Game over? Not quite.
As Boston's lead in the AL East shrinks by the day -- it's down to four games over the rival Yankees heading into Monday's games -- the harsh glare of Red Sox Nation has focused in on Eric Gagne, the formerly indomitable closer for the Dodgers who resurrected his career with the Rangers this season.
The key phrase there being "with the Rangers." Let's all be honest now: How many Rangers games have any of you watched this year and how often had you seen the 2007 version of Gagne take the mound prior to his debut with the Red Sox on Aug. 2?
If you are still waiting to see the "Game Over" Gagne, vintage 2002-04, you can stop now. It's not happening. What must have been lost in the excitement of the Red Sox's trade-deadline coup is the fact that all we really had to go on with Gagne and his comeback from two years of injuries were the 33 1/3 good innings he had just given Texas.
Now that he's under the spotlight with Boston and made five -- mostly regrettable -- appearances, we can see him for what he is: a pitcher with very good stuff who has to hit his spots to be successful. In particular, he has to hit his spots with his fastball, which now hovers in the low-to-mid 90s instead of the 99-100-plus stratosphere from his days in Los Angeles.
After reviewing his five Red Sox appearances (thanks to MLB.tv), here are prime examples of Gagne getting hurt by catching too much of the plate with his fastball:
• Aug. 4, at Seattle: With Ben Broussard on second base after a single and a stolen base, Gagne grooved a 94 mph fastball to catcher Kenji Johjima. Result: RBI single off the left-field wall. On his very next pitch, Gagne threw another 93 mph fastball down the middle to Jose Lopez. Result: Double to left. With runners on second and third, Gagne threw a quality fastball on the outside corner to Yuniesky Betancourt to induce a groundout and end the inning.
• Aug. 10, at Baltimore: Brought in to protect a 5-1 lead in the eighth, Gagne imploded. Corey Patterson led off with a double off a 93 mph down the middle.

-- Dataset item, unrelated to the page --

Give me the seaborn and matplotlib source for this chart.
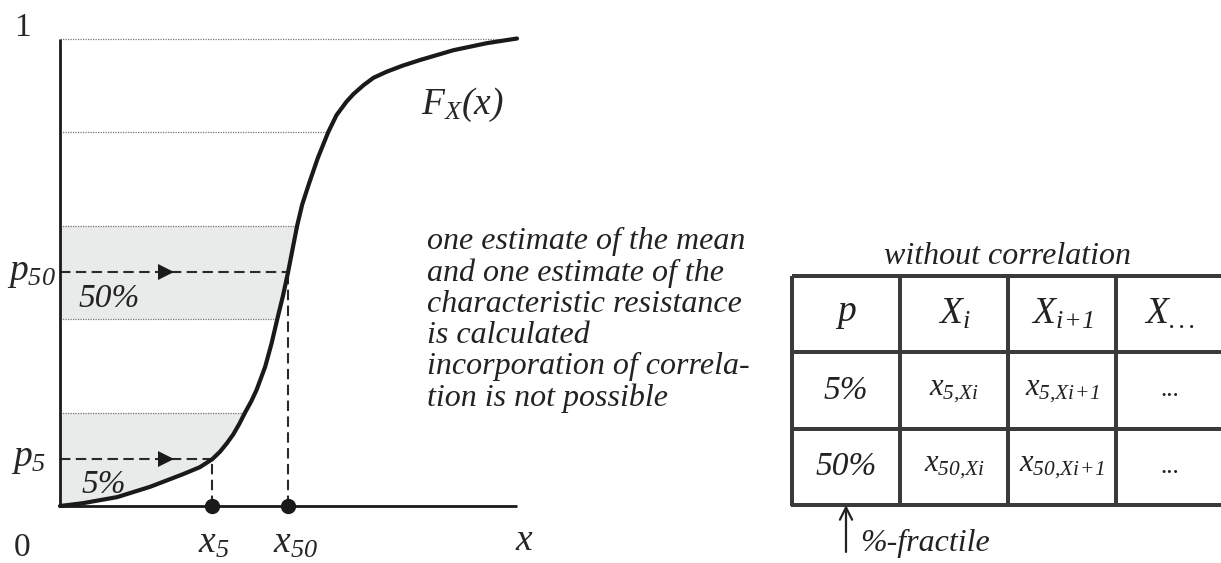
import numpy as np
import pandas as pd
import matplotlib
matplotlib.use("Agg")
import matplotlib.pyplot as plt
from matplotlib.colors import ListedColormap
import seaborn as sns

# CDF curve (x scaled 0..1, F 0..1)
cdf_x = [0, 0.05, 0.125, 0.197, 0.269, 0.306, 0.333, 0.35, 0.365, 0.379, 0.392, 0.405,
         0.418, 0.43, 0.449, 0.463, 0.4755, 0.488, 0.499, 0.509, 0.519, 0.53, 0.545,
         0.564, 0.587, 0.605, 0.627, 0.642, 0.664, 0.686, 0.715, 0.75, 0.788, 0.861,
         0.934, 1.0]
cdf_y = [0, 0.006, 0.019, 0.041, 0.068, 0.083, 0.1, 0.116, 0.134, 0.153, 0.175, 0.2,
         0.223, 0.248, 0.298, 0.348, 0.4, 0.45, 0.5, 0.55, 0.6, 0.645, 0.69,
         0.744, 0.8, 0.836, 0.865, 0.881, 0.9, 0.916, 0.929, 0.942, 0.954, 0.975,
         0.99, 1.0]

grid_levels = [0.2, 0.4, 0.6, 0.8]
shaded_bands = [(0.0, 0.2), (0.4, 0.6)]
p5, p50 = 0.1, 0.5
x5, x50 = 0.333, 0.499

paragraph = ["one estimate of the mean",
             "and one estimate of the",
             "characteristic resistance",
             "is calculated",
             "incorporation of correla-",
             "tion is not possible"]

table_cols = ["$p$", "$X_i$", r"$X_{i\!+\!1}$", "$X_{...}$"]
table_rows = [["5%", "$x_{5{,}Xi}$", r"$x_{5{,}Xi\!+\!1}$", "..."],
              ["50%", "$x_{50{,}Xi}$", r"$x_{50{,}Xi\!+\!1}$", "..."]]

sns.set_style("white")
plt.rcParams["font.family"] = ["Liberation Serif", "DejaVu Serif"]
plt.rcParams["mathtext.fontset"] = "custom"
plt.rcParams["mathtext.rm"] = "Liberation Serif:italic"
plt.rcParams["mathtext.it"] = "Liberation Serif:italic"

W, H = 1221, 563
fig = plt.figure(figsize=(W / 100, H / 100), dpi=100)

# ---- left: distribution function ----
ax = fig.add_axes([60 / W, (H - 506) / H, 457 / W, 467.5 / H])
ax.set_xlim(0, 1)
ax.set_ylim(0, 1)
ax.axis("off")

cx = np.array(cdf_x)
cy = np.array(cdf_y)
shade = "#e9ebeb"
for lo, hi in shaded_bands:
    m = (cy >= lo) & (cy <= hi)
    ax.fill_betweenx(cy[m], 0, cx[m], color=shade, lw=0, zorder=1)

for lv in grid_levels:
    ax.plot([0, np.interp(lv, cy, cx)], [lv, lv], color="#777777", lw=0.9,
            ls=(0, (1, 1)), zorder=2)
ax.plot([0, 1], [1, 1], color="#777777", lw=0.9, ls=(0, (1, 1)), zorder=2)

dash = (0, (5, 2.6))
for pv, xv in [(p5, x5), (p50, x50)]:
    ax.plot([0, xv], [pv, pv], color="#2a2a2a", lw=1.5, ls=dash, zorder=3)
    ax.plot([xv, xv], [0, pv], color="#2a2a2a", lw=1.5, ls=dash, zorder=3)
    ax.plot([0.232], [pv], marker=">", ms=12, color="#1a1a1a", zorder=4,
            markeredgewidth=0)

ax.plot([0, 0], [0, 1], color="#1a1a1a", lw=2.0, zorder=5, solid_capstyle="butt")
ax.plot([0, 1], [0, 0], color="#1a1a1a", lw=2.0, zorder=5, solid_capstyle="butt")

sns.lineplot(x=cdf_x, y=cdf_y, ax=ax, color="#1a1a1a", lw=3.0, sort=False,
             estimator=None, zorder=6)
ax.plot([x5, x50], [0, 0], "o", ms=10, color="#1a1a1a", zorder=7)
for ln in ax.lines:
    ln.set_clip_on(False)

ax.text(-0.083, 1.023, "1", fontsize=24, ha="center", va="center")
ax.text(-0.083, -0.09, "0", fontsize=24, ha="center", va="center")
ax.text(1.017, -0.075, "$x$", fontsize=27, ha="center", va="center")
ax.text(0.337, -0.1, "$x_5$", fontsize=27, ha="center", va="baseline")
ax.text(0.515, -0.1, "$x_{50}$", fontsize=27, ha="center", va="baseline")
ax.text(-0.01, p50, "$p_{50}$", fontsize=27, ha="right", va="center")
ax.text(-0.03, p5, "$p_5$", fontsize=27, ha="right", va="center")
ax.text(0.107, 0.443, "50%", fontsize=24, style="italic", ha="center", va="center",
        color="#222222")
ax.text(0.096, 0.045, "5%", fontsize=24, style="italic", ha="center", va="center",
        color="#222222", zorder=3)
ax.text(0.79, 0.858, "$F_X(x)$", fontsize=27, ha="left", va="center")

ax.text(0.803, (506 - 406) / 467.5, "\n".join(paragraph), fontsize=23,
        style="italic", ha="left", va="baseline", linespacing=1.1, color="#222222")

# ---- right: table as a heatmap ----
tab = pd.DataFrame(np.zeros((3, 4)))
labels = np.array([table_cols] + table_rows)
tax = fig.add_axes([792 / W, (H - 505) / H, 4 * 108 / W, 229 / H])
sns.heatmap(tab, ax=tax, cmap=ListedColormap(["white"]), cbar=False,
            annot=labels, fmt="", linewidths=1.6, linecolor="#3a3a3a",
            annot_kws={"color": "#222222", "fontsize": 20})
tax.collections[0].set_clip_on(False)
tax.set_xticks([])
tax.set_yticks([])
for t in tax.texts:
    s = t.get_text()
    if s in ("5%", "50%"):
        t.set_fontsize(24)
        t.set_style("italic")
    elif s == "...":
        t.set_fontsize(18)
    elif s.startswith("$x"):
        t.set_fontsize(22)
    else:
        t.set_fontsize(27)

tax.text(0.5, 1.083, "without correlation", transform=tax.transAxes, fontsize=23,
         style="italic", ha="center", va="center", color="#222222")
tax.annotate("", xy=(0.125, 0.0), xytext=(0.125, -0.205), xycoords="axes fraction",
             arrowprops=dict(arrowstyle="->", lw=1.6, color="#222222",
                             mutation_scale=22, shrinkA=0, shrinkB=0))
tax.text(0.157, -0.166, "%-fractile", transform=tax.transAxes, fontsize=23,
         style="italic", ha="left", va="center", color="#222222")

fig.savefig("out.png", dpi=100)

Nick Markakis then lined an 83 mph change-up to right field, scoring Patterson. Miguel Tejada walked. After a groundout by Kevin Millar for the first out of the inning, Aubrey Huff ripped a 93 mph fastball to right field for a single that J.D. Drew misplayed into a double. Two more runs in, Gagne heads for the showers and the Sox eventually lose 6-5.
• Aug. 12, at Baltimore: Boston's up 3-1 with Tejada at the plate. Gagne threw seven straight fastballs, the last of which left the yard. Velocity wasn't the problem; the Baltimore TV feed had it clocked at 96 mph. It was location: right down Broadway. (Pitch selection may have been faulty too -- why not go with an off-speed pitch to finish him off?)
Gagne has at times shown good command of his fastball. For example, on Aug. 8 against the Angels, he escaped a two-on, one-out jam by striking out Chone Figgins on a well-placed high fastball and getting Orlando Cabrera to pop up on a high-and-tight 93 mph heater.
The point here isn't to make too much out of four innings worth of pitching, which is all he's done so far in Boston. It's to show that Gagne no longer has the luxury of missing his spots, as he once did when he could hit triple-digits on the radar gun. He has to stay on the corners and lure hitters into swinging at the high cheese if he wants to be successful. In other words, he's just like any other pitcher: human.
The good news for Red Sox fans is that Gagne's problems are correctible. Look at Josh Beckett's transition from the thrower who tried to muscle his pitches past everybody last year (and gave up a career-high 36 home runs in the process) to the technician we see this year, pounding the corners at will. The question is, How long will it take Gagne to work out of this slump, and will it be too late to hold off the Yankees by the time he does?